Having dead URLs in your sitemap.xml file is a surefire way to tank your website’s search rankings. The curl command can be used to check every <loc> element defined in the file to find any broken links.

This command was adapted from Analyzing XML Sitemap Files with Bash which goes into much greater detail.

Output sitemap.xml Content

The first step is to write the content of the sitemap.xml file to stdout.

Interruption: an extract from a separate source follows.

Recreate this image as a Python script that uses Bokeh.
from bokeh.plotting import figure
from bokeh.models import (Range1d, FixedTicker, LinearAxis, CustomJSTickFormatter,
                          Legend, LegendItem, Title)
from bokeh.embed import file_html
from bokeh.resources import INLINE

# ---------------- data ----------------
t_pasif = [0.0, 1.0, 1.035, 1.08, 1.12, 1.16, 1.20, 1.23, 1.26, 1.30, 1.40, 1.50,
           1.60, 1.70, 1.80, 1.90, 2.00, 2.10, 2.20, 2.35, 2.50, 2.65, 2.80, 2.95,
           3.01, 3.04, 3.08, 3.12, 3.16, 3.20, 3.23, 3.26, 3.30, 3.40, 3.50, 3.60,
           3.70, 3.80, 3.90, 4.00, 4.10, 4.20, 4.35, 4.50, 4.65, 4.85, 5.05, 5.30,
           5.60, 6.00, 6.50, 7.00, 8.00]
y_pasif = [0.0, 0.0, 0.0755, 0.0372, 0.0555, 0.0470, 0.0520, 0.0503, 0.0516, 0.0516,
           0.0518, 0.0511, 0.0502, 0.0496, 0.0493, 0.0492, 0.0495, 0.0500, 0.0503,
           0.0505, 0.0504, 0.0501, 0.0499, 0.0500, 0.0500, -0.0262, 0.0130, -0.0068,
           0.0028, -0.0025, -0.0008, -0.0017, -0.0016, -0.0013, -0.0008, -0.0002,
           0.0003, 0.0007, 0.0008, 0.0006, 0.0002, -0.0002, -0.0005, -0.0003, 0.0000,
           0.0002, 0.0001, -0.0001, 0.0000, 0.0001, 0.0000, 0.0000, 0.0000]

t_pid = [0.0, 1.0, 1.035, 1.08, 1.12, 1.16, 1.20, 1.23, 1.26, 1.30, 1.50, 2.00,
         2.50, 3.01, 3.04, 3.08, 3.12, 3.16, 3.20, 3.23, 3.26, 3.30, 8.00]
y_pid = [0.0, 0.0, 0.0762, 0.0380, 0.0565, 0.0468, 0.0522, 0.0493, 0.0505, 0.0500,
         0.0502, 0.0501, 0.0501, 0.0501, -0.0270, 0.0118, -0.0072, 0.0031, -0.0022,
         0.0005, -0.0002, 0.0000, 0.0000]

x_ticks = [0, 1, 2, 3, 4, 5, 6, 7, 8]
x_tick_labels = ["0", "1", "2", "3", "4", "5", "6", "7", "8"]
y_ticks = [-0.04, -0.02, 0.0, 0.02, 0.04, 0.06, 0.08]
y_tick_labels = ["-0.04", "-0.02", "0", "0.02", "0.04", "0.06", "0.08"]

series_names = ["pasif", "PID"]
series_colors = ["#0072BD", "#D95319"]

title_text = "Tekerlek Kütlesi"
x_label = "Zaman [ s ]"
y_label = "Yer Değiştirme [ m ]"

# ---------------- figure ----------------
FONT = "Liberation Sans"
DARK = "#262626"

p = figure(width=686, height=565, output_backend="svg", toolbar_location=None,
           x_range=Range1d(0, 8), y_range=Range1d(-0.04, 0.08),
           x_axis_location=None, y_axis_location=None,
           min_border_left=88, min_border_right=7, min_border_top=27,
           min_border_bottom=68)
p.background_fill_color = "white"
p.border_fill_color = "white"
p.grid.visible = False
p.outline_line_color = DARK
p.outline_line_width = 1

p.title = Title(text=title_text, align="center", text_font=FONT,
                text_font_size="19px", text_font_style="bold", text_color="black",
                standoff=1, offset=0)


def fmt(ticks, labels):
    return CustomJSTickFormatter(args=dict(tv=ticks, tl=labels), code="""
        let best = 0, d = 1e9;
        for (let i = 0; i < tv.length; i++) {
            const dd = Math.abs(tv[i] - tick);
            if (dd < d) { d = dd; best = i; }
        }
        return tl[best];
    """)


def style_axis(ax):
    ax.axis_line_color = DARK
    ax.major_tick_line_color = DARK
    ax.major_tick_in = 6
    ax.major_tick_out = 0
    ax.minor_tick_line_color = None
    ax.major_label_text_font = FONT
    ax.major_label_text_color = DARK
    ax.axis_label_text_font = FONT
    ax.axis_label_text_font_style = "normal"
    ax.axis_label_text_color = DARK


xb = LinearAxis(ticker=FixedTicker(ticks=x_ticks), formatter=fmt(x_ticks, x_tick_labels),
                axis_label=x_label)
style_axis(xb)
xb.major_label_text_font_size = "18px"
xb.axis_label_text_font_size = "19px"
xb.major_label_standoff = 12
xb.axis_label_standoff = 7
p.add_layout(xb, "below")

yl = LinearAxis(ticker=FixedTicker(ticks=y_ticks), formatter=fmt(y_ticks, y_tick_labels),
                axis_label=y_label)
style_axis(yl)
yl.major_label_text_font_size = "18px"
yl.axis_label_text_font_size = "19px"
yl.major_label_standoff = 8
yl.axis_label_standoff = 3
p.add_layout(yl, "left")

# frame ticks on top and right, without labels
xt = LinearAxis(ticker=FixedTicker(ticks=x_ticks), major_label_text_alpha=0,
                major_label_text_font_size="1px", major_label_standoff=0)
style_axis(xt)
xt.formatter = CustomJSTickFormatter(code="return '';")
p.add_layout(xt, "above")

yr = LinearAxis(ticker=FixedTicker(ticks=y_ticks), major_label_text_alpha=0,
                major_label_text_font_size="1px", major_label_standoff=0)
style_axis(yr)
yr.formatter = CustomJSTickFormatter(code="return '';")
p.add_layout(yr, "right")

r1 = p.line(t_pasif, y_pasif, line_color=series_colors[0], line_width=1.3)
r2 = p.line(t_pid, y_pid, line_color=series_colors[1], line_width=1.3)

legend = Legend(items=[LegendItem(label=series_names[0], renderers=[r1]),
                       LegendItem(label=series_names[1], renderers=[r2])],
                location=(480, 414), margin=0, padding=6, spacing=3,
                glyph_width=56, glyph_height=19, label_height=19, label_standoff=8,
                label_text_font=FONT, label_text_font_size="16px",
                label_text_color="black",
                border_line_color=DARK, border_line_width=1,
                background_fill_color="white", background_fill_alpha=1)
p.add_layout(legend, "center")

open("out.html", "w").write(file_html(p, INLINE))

If the file resides on a publicly accessible web server, use the curl command to fetch and output the content:

curl blog.atj.me/sitemap.xml

If the file exists on the local file system, use the cat command to output the content:

cat ./public/sitemap.xml

Parse sitemap.xml URLs

Use grep to match lines containing “loc” and use sed to extract the URL:

curl blog.atj.me/sitemap.xml | grep -e loc | sed 's|<loc>\(.*\)<\/loc>$|\1|g'

This should output a list of URLs.

Check sitemap.xml URLs

Running this command will send a request to each URL in the sitemap.xml file. Be careful not to DOS yourself.

Use the xargs command to invoke curl for each URL in sequence. Running curl with the following arguments will output the HTTP status code of the response and the requested URL (but not the content of the response).

curl blog.atj.me/sitemap.xml | grep -e loc | sed 's|<loc>\(.*\)<\/loc>$|\1|g' | xargs -I {} curl -s -o /dev/null -w "%{http_code} %{url_effective}\n" {}

Filter Output

For sites with a lot of pages, it may be useful to suppress the response output for successful requests. To only show response messages for status codes not equal to 200:

curl blog.atj.me/sitemap.xml | grep -e loc | sed 's|<loc>\(.*\)<\/loc>$|\1|g' | xargs -I {} curl -s -o /dev/null -w "%{http_code} %{url_effective}\n" {} | grep -v 200

Makefile

The “$” character must be escaped if using this command in a Makefile:

crawl:
    curl blog.atj.me/sitemap.xml | grep -e loc | sed 's|<loc>\(.*\)<\/loc>$$|\1|g' | xargs -I {} curl -s -o /dev/null -w "%{http_code} %{url_effective}\n" {}